Egregio Professore come lei sicuramente sa, le associazioni Ecclesia dei hanno statuti approvati dalla Santa Sede che prevedono l’uso esclusivo della liturgia antica. Parrebbe strano che il Romano Pontefice non rispetti i patti, diversamente chi si fiderebbe più della Chiesa. O no? Pacta sunt servanda.
Egregio. Professore, come lei ben sa, le associazioni ecclesia dei, hanno la ragione della loro esistenza e degli statuti, roconosciuti dalla santa sede su l’uso esclusivo della liturgia antica.Parrebbe strano che, propria la santa sede violasse gli accordi o no?. Pacta sunt servanda
Il principio “pacta sunt servanda” vale finché i patti sono in piedi. Quando si modificano i patti, si devono osservare i nuovi. E la novità di TC supera i patti precedenti. Nessuno ha un rapporto privatistico con le forme rituali. E’ proprio questa mentalità distorta ad alimentare gli equivoci. I riti non sono privilegi che il papa può concedere a qualcuno. Questo non è cristianesimo, ma feudalesimo.

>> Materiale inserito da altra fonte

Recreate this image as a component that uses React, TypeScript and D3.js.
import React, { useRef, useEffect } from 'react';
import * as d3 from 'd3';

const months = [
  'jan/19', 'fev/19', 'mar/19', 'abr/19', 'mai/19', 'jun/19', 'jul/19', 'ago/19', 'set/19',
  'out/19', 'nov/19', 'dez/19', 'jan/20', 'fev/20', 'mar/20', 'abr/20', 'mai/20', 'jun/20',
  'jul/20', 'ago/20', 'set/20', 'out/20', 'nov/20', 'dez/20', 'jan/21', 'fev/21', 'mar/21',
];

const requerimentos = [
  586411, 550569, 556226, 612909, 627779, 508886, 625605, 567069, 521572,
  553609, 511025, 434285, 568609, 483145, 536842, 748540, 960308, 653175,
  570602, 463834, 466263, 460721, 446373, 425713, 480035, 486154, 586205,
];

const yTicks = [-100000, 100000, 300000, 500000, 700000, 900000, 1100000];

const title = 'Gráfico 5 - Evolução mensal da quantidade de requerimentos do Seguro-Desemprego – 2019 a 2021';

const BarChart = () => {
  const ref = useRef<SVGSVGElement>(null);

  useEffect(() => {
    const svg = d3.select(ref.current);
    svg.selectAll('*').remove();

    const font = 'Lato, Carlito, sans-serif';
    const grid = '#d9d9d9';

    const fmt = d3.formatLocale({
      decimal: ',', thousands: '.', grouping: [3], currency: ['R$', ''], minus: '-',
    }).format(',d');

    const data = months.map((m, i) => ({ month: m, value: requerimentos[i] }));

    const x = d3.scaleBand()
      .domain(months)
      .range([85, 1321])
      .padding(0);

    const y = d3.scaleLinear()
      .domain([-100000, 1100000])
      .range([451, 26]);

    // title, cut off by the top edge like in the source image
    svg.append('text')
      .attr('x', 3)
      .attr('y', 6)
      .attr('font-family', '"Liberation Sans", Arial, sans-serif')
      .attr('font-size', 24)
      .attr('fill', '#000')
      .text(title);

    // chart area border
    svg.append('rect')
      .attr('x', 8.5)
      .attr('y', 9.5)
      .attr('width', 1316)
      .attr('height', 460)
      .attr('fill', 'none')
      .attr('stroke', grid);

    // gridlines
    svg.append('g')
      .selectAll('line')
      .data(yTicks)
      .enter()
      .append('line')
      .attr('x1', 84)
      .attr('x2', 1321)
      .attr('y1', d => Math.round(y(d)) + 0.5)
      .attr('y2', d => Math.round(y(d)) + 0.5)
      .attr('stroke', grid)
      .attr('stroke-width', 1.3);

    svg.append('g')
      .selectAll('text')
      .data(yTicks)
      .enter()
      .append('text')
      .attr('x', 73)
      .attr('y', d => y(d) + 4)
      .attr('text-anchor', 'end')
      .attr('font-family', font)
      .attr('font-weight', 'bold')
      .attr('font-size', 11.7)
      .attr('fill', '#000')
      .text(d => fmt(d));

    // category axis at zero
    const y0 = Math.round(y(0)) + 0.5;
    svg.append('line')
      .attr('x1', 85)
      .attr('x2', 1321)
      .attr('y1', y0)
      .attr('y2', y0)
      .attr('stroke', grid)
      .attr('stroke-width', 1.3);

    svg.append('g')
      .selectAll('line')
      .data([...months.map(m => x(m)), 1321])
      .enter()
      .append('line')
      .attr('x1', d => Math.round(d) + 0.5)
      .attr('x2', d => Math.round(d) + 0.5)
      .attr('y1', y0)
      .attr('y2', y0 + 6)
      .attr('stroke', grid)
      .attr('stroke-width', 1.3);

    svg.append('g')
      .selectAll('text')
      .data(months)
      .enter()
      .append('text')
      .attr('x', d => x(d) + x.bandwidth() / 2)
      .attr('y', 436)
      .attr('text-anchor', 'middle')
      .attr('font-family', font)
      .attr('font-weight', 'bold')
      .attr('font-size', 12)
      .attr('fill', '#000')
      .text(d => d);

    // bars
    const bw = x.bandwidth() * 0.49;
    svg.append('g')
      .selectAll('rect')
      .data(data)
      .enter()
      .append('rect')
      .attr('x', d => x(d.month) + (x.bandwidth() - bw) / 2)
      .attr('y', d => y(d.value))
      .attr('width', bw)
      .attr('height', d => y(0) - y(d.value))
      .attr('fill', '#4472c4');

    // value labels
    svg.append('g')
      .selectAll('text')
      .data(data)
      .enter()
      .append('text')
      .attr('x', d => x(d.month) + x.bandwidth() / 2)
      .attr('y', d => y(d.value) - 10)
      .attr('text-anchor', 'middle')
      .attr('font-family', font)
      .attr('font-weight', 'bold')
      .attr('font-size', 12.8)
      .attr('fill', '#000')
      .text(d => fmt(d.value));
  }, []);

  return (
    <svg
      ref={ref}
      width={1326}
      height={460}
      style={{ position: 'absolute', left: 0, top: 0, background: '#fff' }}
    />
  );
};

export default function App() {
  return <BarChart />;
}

i patti però sono (almeno) bilaterali, e quindi una loro modifica richiede il consenso di tutte le parti che li hanno stipulati
a meno che non si ritenga che ogni patto può essere modificato unilateralmente, ma a questo punto bisogna trarne tutte le conseguenze
Ma come si fa ad applicare la teoria contrattuale alla tradizione liturgica? Bisogna essere profondamente distratti. Una cosa è affermare una idea, e un’altra cosa è trovare gli argomenti adeguati . Qui mi pare che siamo in alto mare.
Non condivido perché dietro quei patti ci sono scelte difficili di sofferenza e di fedeltà che una organizzazione seria deve garantire per non perdere totalmente la sua credibilità …….

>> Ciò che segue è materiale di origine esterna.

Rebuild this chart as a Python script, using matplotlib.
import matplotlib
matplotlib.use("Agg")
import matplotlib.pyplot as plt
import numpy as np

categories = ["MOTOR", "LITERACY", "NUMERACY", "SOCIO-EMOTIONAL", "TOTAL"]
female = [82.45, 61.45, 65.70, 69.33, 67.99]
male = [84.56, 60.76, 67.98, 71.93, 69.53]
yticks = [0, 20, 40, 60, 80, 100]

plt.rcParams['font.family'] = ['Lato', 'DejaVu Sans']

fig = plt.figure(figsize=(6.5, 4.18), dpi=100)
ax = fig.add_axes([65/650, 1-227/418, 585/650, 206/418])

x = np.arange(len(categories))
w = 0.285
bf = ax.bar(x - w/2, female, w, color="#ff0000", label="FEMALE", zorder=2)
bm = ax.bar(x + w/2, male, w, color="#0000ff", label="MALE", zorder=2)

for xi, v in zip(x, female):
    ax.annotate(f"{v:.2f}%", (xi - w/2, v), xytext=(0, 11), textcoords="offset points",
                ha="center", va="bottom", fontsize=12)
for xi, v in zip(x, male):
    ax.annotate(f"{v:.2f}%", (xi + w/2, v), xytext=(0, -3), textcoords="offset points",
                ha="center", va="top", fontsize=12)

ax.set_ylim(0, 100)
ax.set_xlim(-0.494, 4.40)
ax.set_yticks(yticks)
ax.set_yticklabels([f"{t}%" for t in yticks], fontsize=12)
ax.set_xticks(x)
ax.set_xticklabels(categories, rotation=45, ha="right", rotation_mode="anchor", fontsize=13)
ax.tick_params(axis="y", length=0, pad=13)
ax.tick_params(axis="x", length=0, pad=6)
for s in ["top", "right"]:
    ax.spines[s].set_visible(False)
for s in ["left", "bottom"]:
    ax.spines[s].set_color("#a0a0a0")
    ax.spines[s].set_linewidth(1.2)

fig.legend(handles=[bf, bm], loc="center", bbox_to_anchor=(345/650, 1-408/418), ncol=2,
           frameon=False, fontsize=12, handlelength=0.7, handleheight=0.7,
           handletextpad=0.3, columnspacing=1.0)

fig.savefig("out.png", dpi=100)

Le scelte difficili non possono essere ambigue. I due riti non sono altro che lo stesso rito, in una forma superata e in una forma attuale. Gli equivoci che permettono ancora di usare il rito che non è più vigente, che usa un linguaggio e un immaginario che può anche risultare scandalosamente improprio per la espressione della fede, chiedono una soluzione diversa. Per questo invocare i “patti” mi sembra nascondere la testa sotto la sabbia.

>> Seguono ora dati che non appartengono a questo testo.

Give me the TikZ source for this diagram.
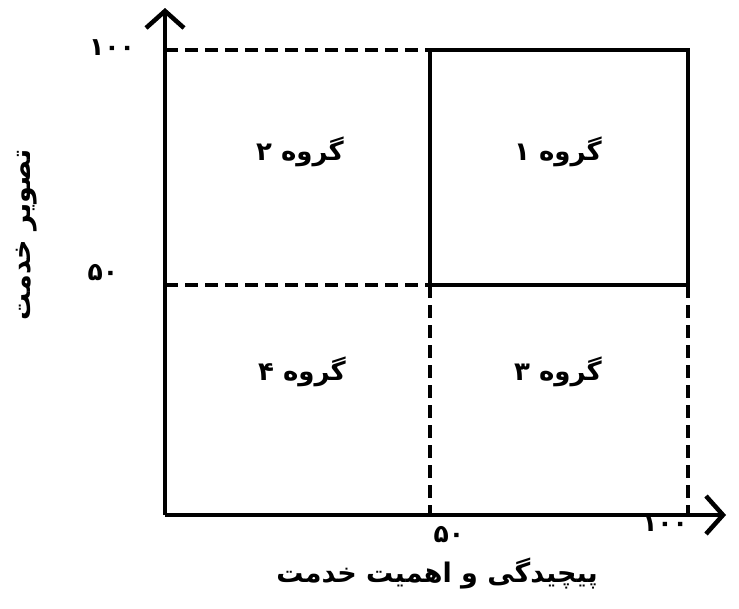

Caro Professore io ho una diversa idea di Chiesa, la mia Chiesa è aperta alla diversità , anche liturgica, ed alla peculiarità ed a mio giudizio questa è la vera Chiesa conciliare, con una visione orizzontale e non gerarchica e granitica.
Inoltre ogni organizzazione ha gran cura della propria Tradizione e cultura, al contrario la Chiesa, con i suoi 2000 annoi di storia, butta tutto nella spazzatura o no?
Ma perché deve pensare di essere solo lei a custodire la tradizione. E queste esagerazioni! Non ha mai letto con quanta cura i teologi antichi scolastici e moderni introducono “distinzioni”? Ha mai sentito parlare di distinguere tra tradizione viva e tradizione morta, tra tradizione sana e tradizione malata? Come è possibile essere così ingenui da pensare che per esser cattolici bisogna per forza benedire i riti che maledicono il nemico e benedicono le armi? Io a volte non riesco a comprendere tanta ingenuità unita a tanta presunzione.